= Lathrop Burgess =

American politician (1805–1899)

Lathrop Burgess (August 31, 1805 – March 11, 1899) was an American carpenter and farmer from Brighton, Wisconsin, who spent two one-year terms as a member of the Wisconsin State Assembly from Kenosha County; the first as a Freesoiler, the second as a Republican.

== Background ==
Burgess was born August 31, 1805, in Chatham, New York. He worked as a carpenter before he came to Brighton, Wisconsin Territory in 1838 with his wife. He lived there for the rest of his life.

== Civic affairs and public office ==
Burgess held various local offices such as justice of the peace In June 1850, he was one of the founding vice-presidents of the Agricultural Society of Kenosha County.

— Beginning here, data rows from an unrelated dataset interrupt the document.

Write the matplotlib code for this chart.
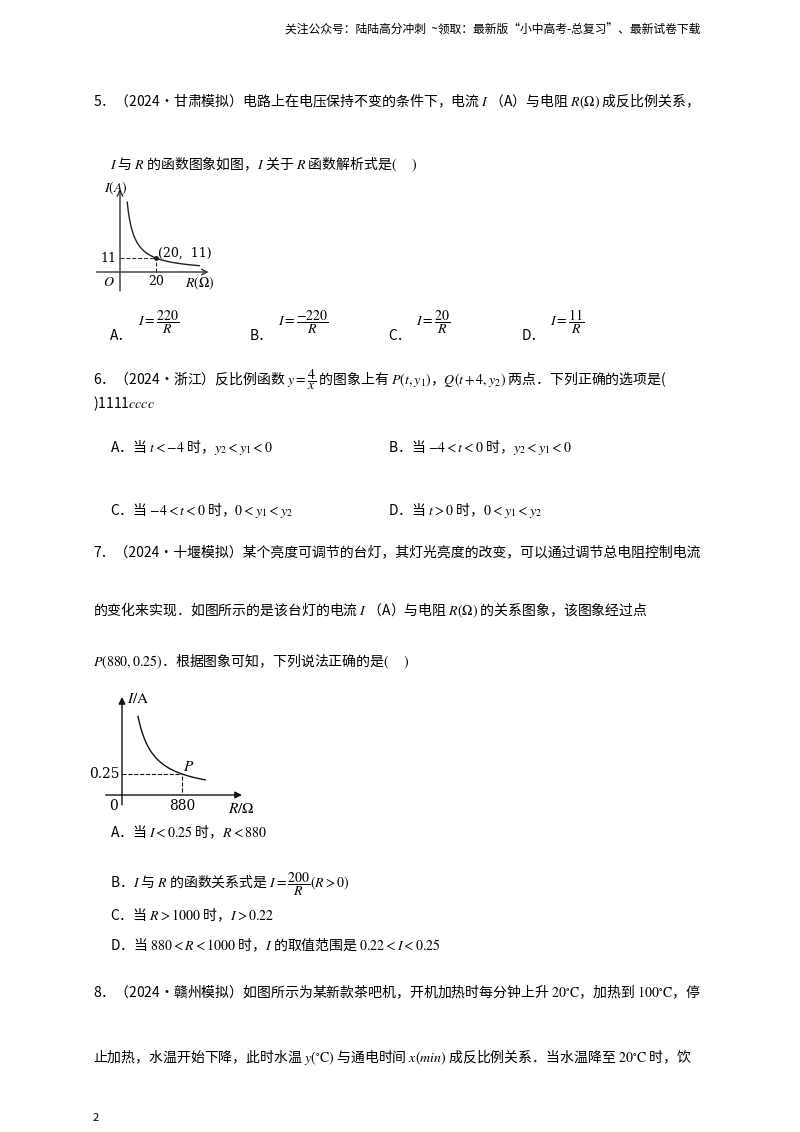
import matplotlib
matplotlib.use("Agg")
import matplotlib.pyplot as plt
import numpy as np

plt.rcParams['font.family'] = ['Noto Sans CJK SC', 'DejaVu Sans']
plt.rcParams['mathtext.fontset'] = 'stix'

# chart 1 data
k1 = 220
r1_range = [4, 44]
p1 = (20, 11)
# chart 2 data
k2 = 220
r2_range = [235, 1220]
p2 = (880, 0.25)

W, H = 800, 1132
fig = plt.figure(figsize=(8, 11.32), dpi=100)
fs = 10

def T(x, y, s, size=fs, **kw):
    fig.text(x / W, 1 - y / H, s, fontsize=size, va='center', ha=kw.pop('ha', 'left'), **kw)

T(700, 30, "关注公众号：陆陆高分冲刺  ~领取：最新版“小中高考-总复习”、最新试卷下载", size=8.5, ha='right')

T(93, 101, "5．（2024•甘肃模拟）电路上在电压保持不变的条件下，电流 $I$ （A）与电阻 $R(\\Omega)$ 成反比例关系，")
T(110, 164, "$I$ 与 $R$ 的函数图象如图，$I$ 关于 $R$ 函数解析式是$($     $)$")
opts = [("A．", r"$I=\dfrac{220}{R}$", 110), ("B．", r"$I=\dfrac{-220}{R}$", 250),
        ("C．", r"$I=\dfrac{20}{R}$", 388), ("D．", r"$I=\dfrac{11}{R}$", 522)]
for lab, f, x in opts:
    T(x, 336, lab)
    T(x + 28, 322, f, size=10)

T(93, 380, "6．（2024•浙江）反比例函数 $y=\\dfrac{4}{x}$ 的图象上有 $P(t,y_1)$，$Q(t+4,y_2)$ 两点．下列正确的选项是(")
T(93, 404, ")1111$cccc$")
T(110, 448, "A．当 $t<-4$ 时，$y_2<y_1<0$")
T(388, 448, "B．当 $-4<t<0$ 时，$y_2<y_1<0$")
T(110, 510, "C．当 $-4<t<0$ 时，$0<y_1<y_2$")
T(388, 510, "D．当 $t>0$ 时，$0<y_1<y_2$")

T(93, 552, "7．（2024•十堰模拟）某个亮度可调节的台灯，其灯光亮度的改变，可以通过调节总电阻控制电流")
T(93, 610, "的变化来实现．如图所示的是该台灯的电流 $I$ （A）与电阻 $R(\\Omega)$ 的关系图象，该图象经过点")
T(93, 662, "$P(880,0.25)$．根据图象可知，下列说法正确的是$($     $)$")
T(110, 832, "A．当 $I<0.25$ 时，$R<880$")
T(110, 884, "B．$I$ 与 $R$ 的函数关系式是 $I=\\dfrac{200}{R}(R>0)$")
T(110, 915, "C．当 $R>1000$ 时，$I>0.22$")
T(110, 945, "D．当 $880<R<1000$ 时，$I$ 的取值范围是 $0.22<I<0.25$")
T(93, 992, "8．（2024•赣州模拟）如图所示为某新款茶吧机，开机加热时每分钟上升 $20^{\\circ}\\mathrm{C}$，加热到 $100^{\\circ}\\mathrm{C}$，停")
T(93, 1057, "止加热，水温开始下降，此时水温 $y(^{\\circ}\\mathrm{C})$ 与通电时间 $x(min)$ 成反比例关系．当水温降至 $20^{\\circ}\\mathrm{C}$ 时，饮")
T(93, 1118, "2", size=8)

def make_axes(px0, px1, py0, py1, ox, oy, sx, sy):
    # pixel box, origin pixel, px per unit
    ax = fig.add_axes([px0 / W, 1 - py1 / H, (px1 - px0) / W, (py1 - py0) / H])
    ax.set_xlim((px0 - ox) / sx, (px1 - ox) / sx)
    ax.set_ylim((oy - py1) / sy, (oy - py0) / sy)
    ax.axis('off')
    return ax

# chart 1
ax1 = make_axes(90, 215, 185, 295, 120, 272, 1.8, 1.27)
xl, yl = ax1.get_xlim(), ax1.get_ylim()
ax1.annotate("", xy=(xl[1] - 2, 0), xytext=(xl[0] + 2, 0),
             arrowprops=dict(arrowstyle='->', lw=1, color='#333'))
ax1.annotate("", xy=(0, yl[1] - 1), xytext=(0, yl[0] + 1),
             arrowprops=dict(arrowstyle='->', lw=1, color='#333'))
r = np.linspace(*r1_range, 200)
ax1.plot(r, k1 / r, color='#222', lw=1)
ax1.plot([0, p1[0]], [p1[1]] * 2, ls='--', color='#333', lw=0.8)
ax1.plot([p1[0]] * 2, [0, p1[1]], ls='--', color='#333', lw=0.8)
ax1.plot(*p1, 'o', ms=2.5, color='#222')
ax1.text(p1[0] + 1, p1[1] + 1, "(20,  11)", fontsize=9, family='DejaVu Serif')
ax1.text(-2, p1[1], "11", ha='right', va='center', fontsize=9, family='DejaVu Serif')
ax1.text(p1[0], -2, "20", ha='center', va='top', fontsize=9, family='DejaVu Serif')
ax1.text(-3, -2, "$O$", ha='right', va='top', fontsize=10)
ax1.text(36, -2, r"$R(\Omega)$", ha='left', va='top', fontsize=10)
ax1.text(-2, yl[1] - 3, r"$I(A)$", ha='center', va='center', fontsize=10)

# chart 2
ax2 = make_axes(95, 260, 690, 815, 122, 795, 0.0682, 84)
xl, yl = ax2.get_xlim(), ax2.get_ylim()
ax2.annotate("", xy=(1800, 0), xytext=(-280, 0),
             arrowprops=dict(arrowstyle='-|>', lw=1, color='#111'))
ax2.annotate("", xy=(0, 1.2), xytext=(0, -0.15),
             arrowprops=dict(arrowstyle='-|>', lw=1, color='#111'))
r = np.linspace(*r2_range, 200)
ax2.plot(r, k2 / r, color='#111', lw=1)
ax2.plot([0, p2[0]], [p2[1]] * 2, ls='--', color='#111', lw=0.8)
ax2.plot([p2[0]] * 2, [0.03, p2[1]], ls='--', color='#111', lw=0.8)
ax2.text(p2[0] + 20, p2[1] + 0.03, "$P$", fontsize=11)
ax2.text(-40, p2[1], "0.25", ha='right', va='center', fontsize=10, family='DejaVu Serif')
ax2.text(p2[0], -0.05, "880", ha='center', va='top', fontsize=10, family='DejaVu Serif')
ax2.text(-60, -0.05, "0", ha='right', va='top', fontsize=10, family='DejaVu Serif')
ax2.text(1550, -0.06, r"$R/\Omega$", ha='left', va='top', fontsize=11)
ax2.text(80, 1.15, r"$I/\mathrm{A}$", ha='left', va='center', fontsize=11)

fig.savefig("out.png", dpi=100)
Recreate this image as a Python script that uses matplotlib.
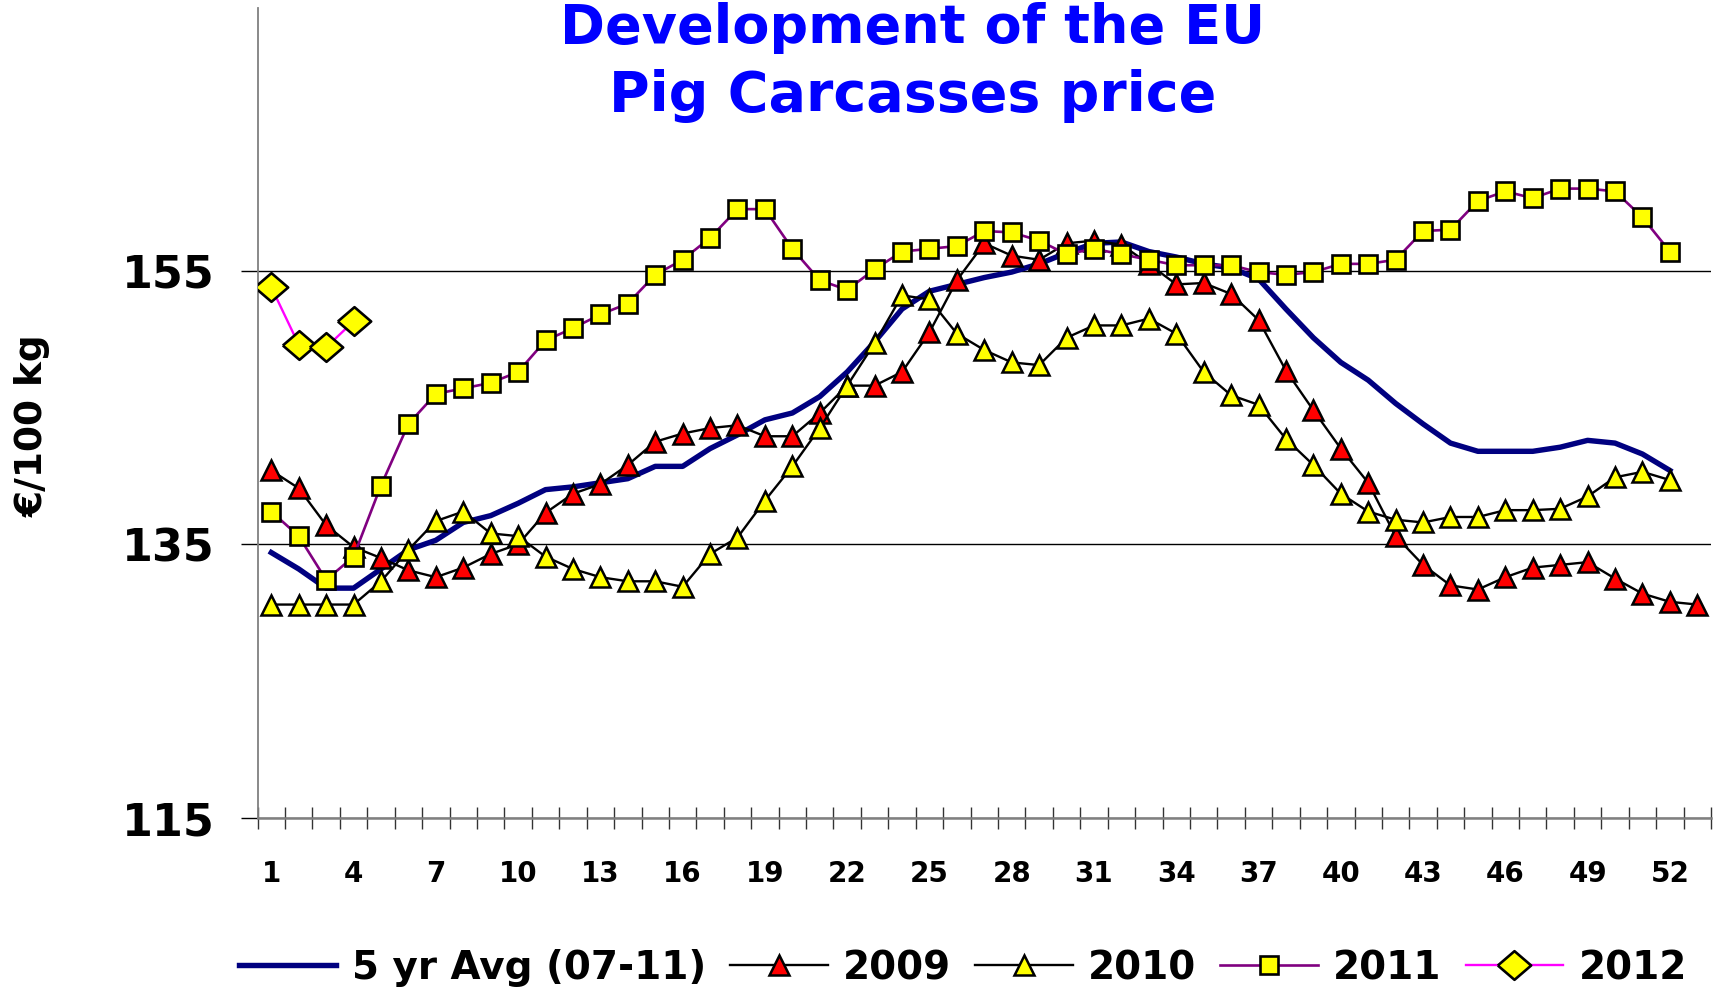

He was elected to the Assembly from the 2nd Kenosha County district (the Towns of Brighton, Bristol, Paris, Salem and Wheatland) in 1851 as a Freesoiler or "Free Democrat", succeeding Henry Johnson (a Whig). He was succeeded the next year by James McKisson, a Democrat.

In 1852, he was one of the judges for farming implements at the Kenosha County Fair. By September 1854, he was a member of the new Republican Party, and a delegate to its state convention. In 1856, he was again elected to the Assembly from the same Kenosha County district, succeeding the same Henry Johnson. By this time, however, Johnson was also a Republican. Burgess was not a candidate for re-election, and was succeeded by another Republican, Almond Cornwell.

== After the Assembly ==
Until its 1857 merger to form what later became part of the Chicago, Rock Island and Pacific Railroad, Burgess was on the board of directors of the Kenosha and Rockford Railroad Company.

His son, Dwight L. Burgess, was elected to the Assembly in 1888.

Burgess died at Brighton on March 11, 1899. He is buried in Salem Mound Cemetery in Salem, Kenosha County, Wisconsin. His papers are in the collection of the State Historical Society of Wisconsin.